Take the lines from the beginning of the material through the line containing "from bokeh.resources import INLINE" and retype them exactly, leaving the pictures out.

# COLLECTED DATA
——
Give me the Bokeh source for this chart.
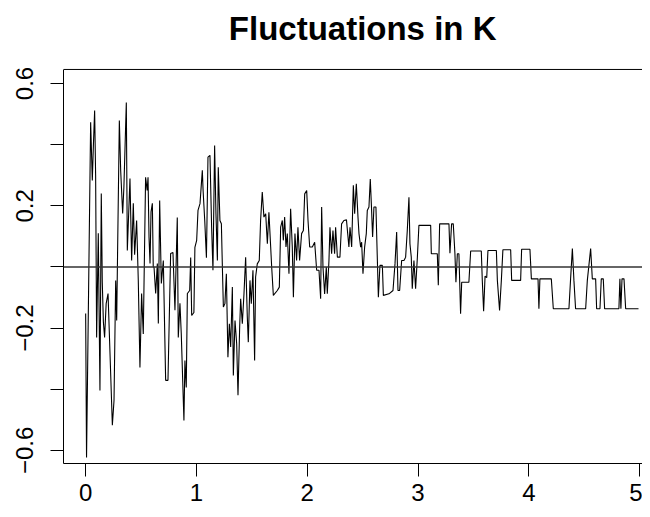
from bokeh.plotting import figure
from bokeh.models import Span, FixedTicker, LinearAxis, Range1d, Label
from bokeh.embed import file_html
from bokeh.resources import INLINE

# ---- data ----
t_vals = [
    0.000, 0.008, 0.045, 0.060, 0.070, 0.081, 0.090, 0.099, 0.114, 0.129,
    0.141, 0.150, 0.160, 0.171, 0.185, 0.202, 0.241, 0.256, 0.271, 0.280,
    0.304, 0.316, 0.334, 0.345, 0.367, 0.376, 0.400, 0.415, 0.430, 0.442,
    0.460, 0.475, 0.490, 0.505, 0.520, 0.541, 0.555, 0.563, 0.572, 0.581,
    0.590, 0.602, 0.610, 0.617, 0.632, 0.647, 0.656, 0.668, 0.683, 0.701,
    0.722, 0.743, 0.767, 0.788, 0.806, 0.827, 0.836, 0.851, 0.863, 0.887,
    0.896, 0.908, 0.918, 0.939, 0.948, 0.957, 0.977, 0.986, 1.002, 1.014,
    1.032, 1.053, 1.060, 1.075, 1.090, 1.104, 1.122, 1.137, 1.149, 1.164,
    1.176, 1.189, 1.197, 1.212, 1.225, 1.234, 1.243, 1.257, 1.270, 1.284,
    1.297, 1.309, 1.324, 1.333, 1.348, 1.363, 1.375, 1.390, 1.399, 1.414,
    1.429, 1.444, 1.459, 1.468, 1.483, 1.495, 1.510, 1.525, 1.534, 1.549,
    1.567, 1.579, 1.594, 1.609, 1.625, 1.640, 1.654, 1.670, 1.679, 1.694,
    1.730, 1.748, 1.760, 1.775, 1.784, 1.796, 1.808, 1.820, 1.835, 1.850,
    1.865, 1.875, 1.889, 1.904, 1.916, 1.931, 1.949, 1.965, 1.977, 1.995,
    2.007, 2.022, 2.046, 2.067, 2.085, 2.106, 2.121, 2.130, 2.142, 2.157,
    2.172, 2.181, 2.196, 2.205, 2.220, 2.232, 2.247, 2.256, 2.272, 2.295,
    2.310, 2.331, 2.354, 2.376, 2.386, 2.401, 2.416, 2.428, 2.443, 2.458,
    2.467, 2.482, 2.491, 2.503, 2.518, 2.533, 2.542, 2.557, 2.569, 2.581,
    2.590, 2.602, 2.620, 2.633, 2.642, 2.656, 2.678, 2.687, 2.738, 2.774,
    2.792, 2.807, 2.819, 2.834, 2.852, 2.873, 2.888, 2.903, 2.918, 2.927,
    2.939, 2.948, 2.963, 2.978, 2.994, 3.008, 3.114, 3.120, 3.174, 3.183,
    3.195, 3.279, 3.288, 3.303, 3.318, 3.333, 3.342, 3.355, 3.369, 3.384,
    3.394, 3.459, 3.475, 3.571, 3.580, 3.592, 3.605, 3.620, 3.631, 3.707,
    3.716, 3.736, 3.752, 3.766, 3.836, 3.845, 3.926, 3.935, 4.010, 4.023,
    4.083, 4.091, 4.100, 4.203, 4.221, 4.362, 4.377, 4.393, 4.407, 4.422,
    4.513, 4.528, 4.558, 4.573, 4.603, 4.612, 4.642, 4.654, 4.672, 4.684,
    4.813, 4.822, 4.831, 4.841, 4.859, 4.874, 4.990,
]
k_vals = [
    -0.152, -0.623, 0.473, 0.283, 0.400, 0.512, 0.300, -0.231, 0.110, -0.404,
    0.240, -0.050, -0.180, -0.231, -0.120, -0.087, -0.518, -0.437, -0.044, -0.175,
    0.479, 0.316, 0.175, 0.260, 0.538, 0.054, 0.289, 0.021, 0.208, 0.040,
    0.152, -0.044, -0.329, -0.087, -0.219, 0.293, 0.250, 0.293, 0.096, 0.011,
    0.180, 0.208, 0.000, 0.000, -0.087, 0.011, -0.185, 0.217, -0.054, 0.021,
    -0.371, -0.371, 0.044, 0.047, -0.142, 0.162, -0.231, -0.119, -0.219, -0.502,
    -0.306, -0.394, -0.087, -0.077, 0.031, -0.159, -0.149, 0.064, 0.087, 0.185,
    0.207, 0.316, 0.250, 0.150, 0.030, 0.359, 0.365, 0.130, -0.011, 0.397,
    0.174, 0.021, 0.326, 0.152, 0.141, 0.000, -0.131, -0.120, -0.022, -0.295,
    -0.186, -0.262, -0.066, -0.355, -0.175, -0.251, -0.420, -0.197, -0.104, -0.186,
    -0.088, 0.032, -0.164, -0.246, -0.044, -0.120, -0.011, -0.306, -0.033, 0.010,
    0.021, 0.152, 0.245, 0.163, 0.174, 0.076, 0.179, 0.065, 0.000, -0.093,
    -0.077, -0.066, 0.130, 0.152, 0.087, 0.163, 0.065, 0.109, -0.022, 0.190,
    0.065, -0.099, 0.109, 0.021, 0.130, 0.021, 0.109, 0.119, 0.239, 0.250,
    0.152, 0.065, 0.065, 0.081, -0.011, -0.011, -0.104, 0.196, 0.000, -0.088,
    0.000, -0.088, 0.021, 0.130, 0.043, 0.119, 0.043, 0.130, 0.032, 0.032,
    0.141, 0.152, 0.154, 0.065, 0.130, 0.065, 0.267, 0.174, 0.272, 0.163,
    0.109, 0.065, 0.081, -0.022, 0.065, 0.109, 0.185, 0.196, 0.288, 0.185,
    0.098, 0.196, 0.196, 0.021, -0.099, 0.005, 0.005, -0.093, -0.088, -0.077,
    0.010, 0.114, -0.077, -0.077, 0.021, 0.021, 0.032, 0.119, 0.228, 0.076,
    0.032, -0.071, 0.021, -0.071, 0.032, 0.136, 0.136, 0.043, 0.043, -0.060,
    0.141, 0.141, 0.045, 0.141, 0.141, 0.043, -0.050, 0.043, 0.043, -0.153,
    -0.050, -0.050, 0.052, 0.052, -0.044, -0.145, -0.030, -0.035, 0.054, 0.054,
    -0.044, -0.142, -0.044, 0.056, 0.056, -0.044, -0.044, 0.058, 0.058, -0.039,
    -0.039, -0.137, -0.039, -0.039, -0.137, -0.137, -0.039, 0.060, -0.044, -0.137,
    -0.137, -0.044, 0.060, -0.039, -0.039, -0.137, -0.137, -0.039, -0.039, -0.137,
    -0.137, -0.039, -0.137, -0.039, -0.039, -0.137, -0.137,
]
x_ticks = [0, 1, 2, 3, 4, 5]
y_label_ticks = [-0.6, -0.2, 0.2, 0.6]
y_plain_ticks = [-0.4, 0.0, 0.4]
title_text = "Fluctuations in K"

FONT = "Liberation Sans"
Y_LO, Y_HI = -0.643, 0.646      # the plot box
Y_TOP = 0.8716                  # room above the box for the title

p = figure(
    output_backend="svg", toolbar_location=None,
    frame_width=579, frame_height=463,
    min_border_left=63, min_border_top=0, min_border_right=0, min_border_bottom=45,
    x_range=Range1d(-0.2, 5.026), y_range=Range1d(Y_LO, Y_TOP),
    x_axis_type=None, y_axis_type=None,
    background_fill_color="white", border_fill_color="white",
)
p.grid.visible = False
p.outline_line_color = None

def style_axis(ax):
    ax.axis_line_color = "black"
    ax.axis_line_width = 1
    ax.major_tick_line_color = "black"
    ax.minor_tick_line_color = "black"
    ax.major_tick_in = 0
    ax.minor_tick_in = 0
    ax.major_tick_out = 13
    ax.minor_tick_out = 13
    ax.major_label_text_font = FONT
    ax.major_label_text_font_size = "24px"
    ax.major_label_text_color = "black"

xb = LinearAxis(ticker=FixedTicker(ticks=x_ticks))
style_axis(xb)
xb.major_label_standoff = 7
p.add_layout(xb, "below")

yl = LinearAxis(ticker=FixedTicker(ticks=y_label_ticks, minor_ticks=y_plain_ticks),
                bounds=(Y_LO, Y_HI))
style_axis(yl)
yl.major_label_orientation = "vertical"
yl.major_label_standoff = 17
p.add_layout(yl, "left")

# top edge of the box
p.add_layout(Span(location=Y_HI, dimension="width", line_color="black", line_width=1))
# reference line at zero
p.add_layout(Span(location=0, dimension="width", line_color="#333333", line_width=1.4))

p.line(t_vals, k_vals, line_color="black", line_width=1.1)

# title, centred over the full R plot region (x from -0.2 to 5.2)
p.add_layout(Label(x=2.5, y=0.780, text=title_text, text_align="center",
                   text_baseline="alphabetic", text_font=FONT,
                   text_font_style="bold", text_font_size="33px",
                   text_color="black"))

open("out.html", "w").write(file_html(p, INLINE))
——
# EXERCISE OUTPUT
Give me the Bokeh source for this chart.
from bokeh.plotting import figure
from bokeh.models import Span, FixedTicker, LinearAxis, Range1d, Label
from bokeh.embed import file_html
from bokeh.resources import INLINE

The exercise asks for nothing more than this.